↓↓↓

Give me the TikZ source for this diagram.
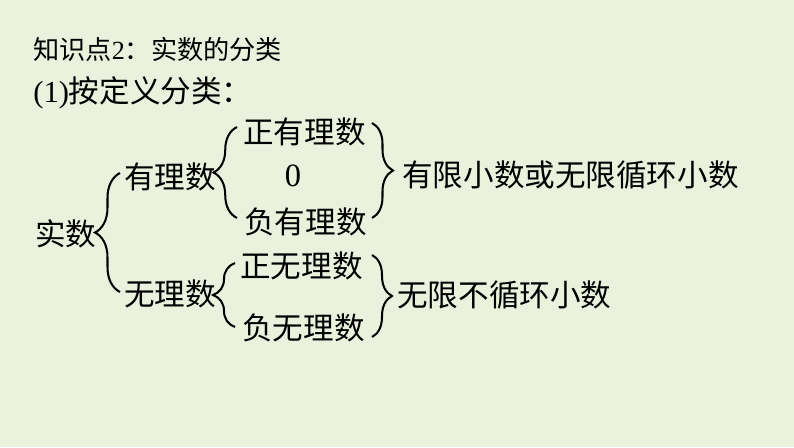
\documentclass[tikz,border=0pt]{standalone}
\usepackage{fontspec}
\setmainfont{Liberation Serif}
\newfontfamily\cjk{Noto Sans CJK SC}
\usepackage{tikz}
\usetikzlibrary{decorations.pathreplacing}
\definecolor{slidebg}{HTML}{EAF1DD}

\tikzset{
  item/.style={inner sep=0pt, anchor=west, font=\cjk\fontsize{17.4}{20}\selectfont},
  heading/.style={inner sep=0pt, anchor=west, font=\fontsize{14.9}{17}\selectfont},
  curly/.style={decorate, decoration={brace, amplitude=#1}, line width=1.15pt},
  curly/.default=0.4cm,
}

\begin{document}
\begin{tikzpicture}[x=0.02cm, y=-0.02cm]
    % slide background
    \fill[slidebg] (0,0) rectangle (794,447);
    \useasboundingbox (0,0) rectangle (794,447);
    % headings
    \node[heading] (topic) at (33,49) {{\cjk 知识点}2{\cjk ：实数的分类}};
    \node[heading, font=\fontsize{17.4}{20}\selectfont] (rule) at (33,93)
      {(1){\cjk 按定义分类：}};
    % first level
    \node[item] (real) at (35,234) {实数};
    \node[item] (rat) at (124,177) {有理数};
    \node[item] (irr) at (124,294) {无理数};
    % second level
    \node[item] (posrat) at (243,132) {正有理数};
    \node[item, anchor=center, font=\fontsize{18.5}{20}\selectfont] (zero) at (293,176) {0};
    \node[item] (negrat) at (244,222) {负有理数};
    \node[item] (posirr) at (240,266) {正无理数};
    \node[item] (negirr) at (242,328) {负无理数};
    % decimals
    \node[item] (ratdec) at (402,175) {有限小数或无限循环小数};
    \node[item] (irrdec) at (397,295) {无限不循环小数};
    % braces
    \draw[curly=0.5cm] (120,292) -- (120,173);
    \draw[curly=0.47cm] (237,218) -- (237,127);
    \draw[curly=0.44cm] (235,327) -- (235,263);
    \draw[curly=0.42cm] (372,123) -- (372,218);
    \draw[curly=0.4cm] (372,255) -- (372,337);
\end{tikzpicture}
\end{document}
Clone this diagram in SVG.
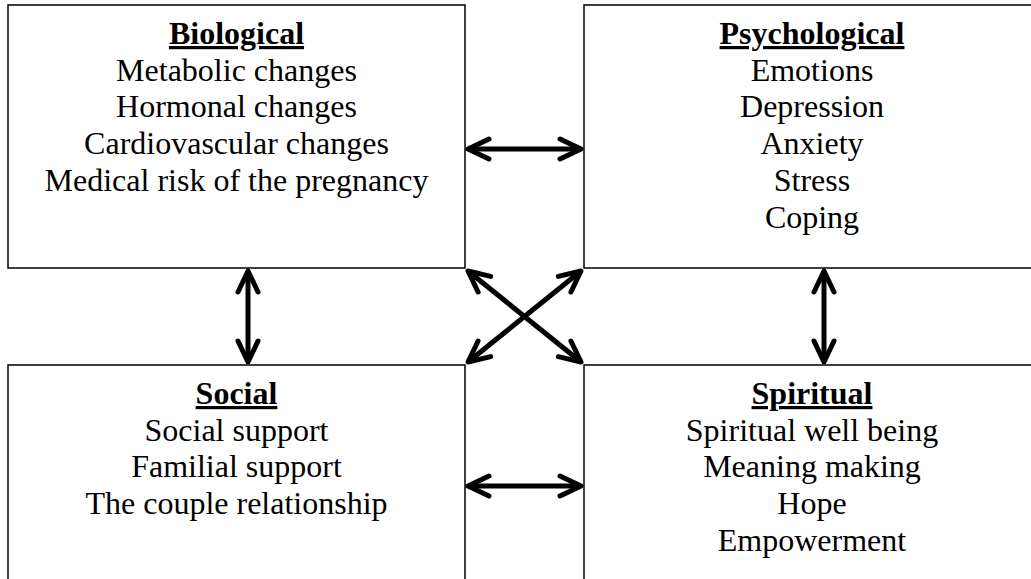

↑↑↑

§ **Problem description**
Copy each line above precisely, dropping the pictures.

§ **Exercise result**
Give me the TikZ source for this diagram.
\documentclass[tikz,border=0pt]{standalone}
\usepackage{fontspec}
\setmainfont{Liberation Serif}
\newfontfamily\cjk{Noto Sans CJK SC}
\usepackage{tikz}
\usetikzlibrary{decorations.pathreplacing}
\definecolor{slidebg}{HTML}{EAF1DD}

\tikzset{
  item/.style={inner sep=0pt, anchor=west, font=\cjk\fontsize{17.4}{20}\selectfont},
  heading/.style={inner sep=0pt, anchor=west, font=\fontsize{14.9}{17}\selectfont},
  curly/.style={decorate, decoration={brace, amplitude=#1}, line width=1.15pt},
  curly/.default=0.4cm,
}

\begin{document}
\begin{tikzpicture}[x=0.02cm, y=-0.02cm]
    % slide background
    \fill[slidebg] (0,0) rectangle (794,447);
    \useasboundingbox (0,0) rectangle (794,447);
    % headings
    \node[heading] (topic) at (33,49) {{\cjk 知识点}2{\cjk ：实数的分类}};
    \node[heading, font=\fontsize{17.4}{20}\selectfont] (rule) at (33,93)
      {(1){\cjk 按定义分类：}};
    % first level
    \node[item] (real) at (35,234) {实数};
    \node[item] (rat) at (124,177) {有理数};
    \node[item] (irr) at (124,294) {无理数};
    % second level
    \node[item] (posrat) at (243,132) {正有理数};
    \node[item, anchor=center, font=\fontsize{18.5}{20}\selectfont] (zero) at (293,176) {0};
    \node[item] (negrat) at (244,222) {负有理数};
    \node[item] (posirr) at (240,266) {正无理数};
    \node[item] (negirr) at (242,328) {负无理数};
    % decimals
    \node[item] (ratdec) at (402,175) {有限小数或无限循环小数};
    \node[item] (irrdec) at (397,295) {无限不循环小数};
    % braces
    \draw[curly=0.5cm] (120,292) -- (120,173);
    \draw[curly=0.47cm] (237,218) -- (237,127);
    \draw[curly=0.44cm] (235,327) -- (235,263);
    \draw[curly=0.42cm] (372,123) -- (372,218);
    \draw[curly=0.4cm] (372,255) -- (372,337);
\end{tikzpicture}
\end{document}
Clone this diagram in SVG.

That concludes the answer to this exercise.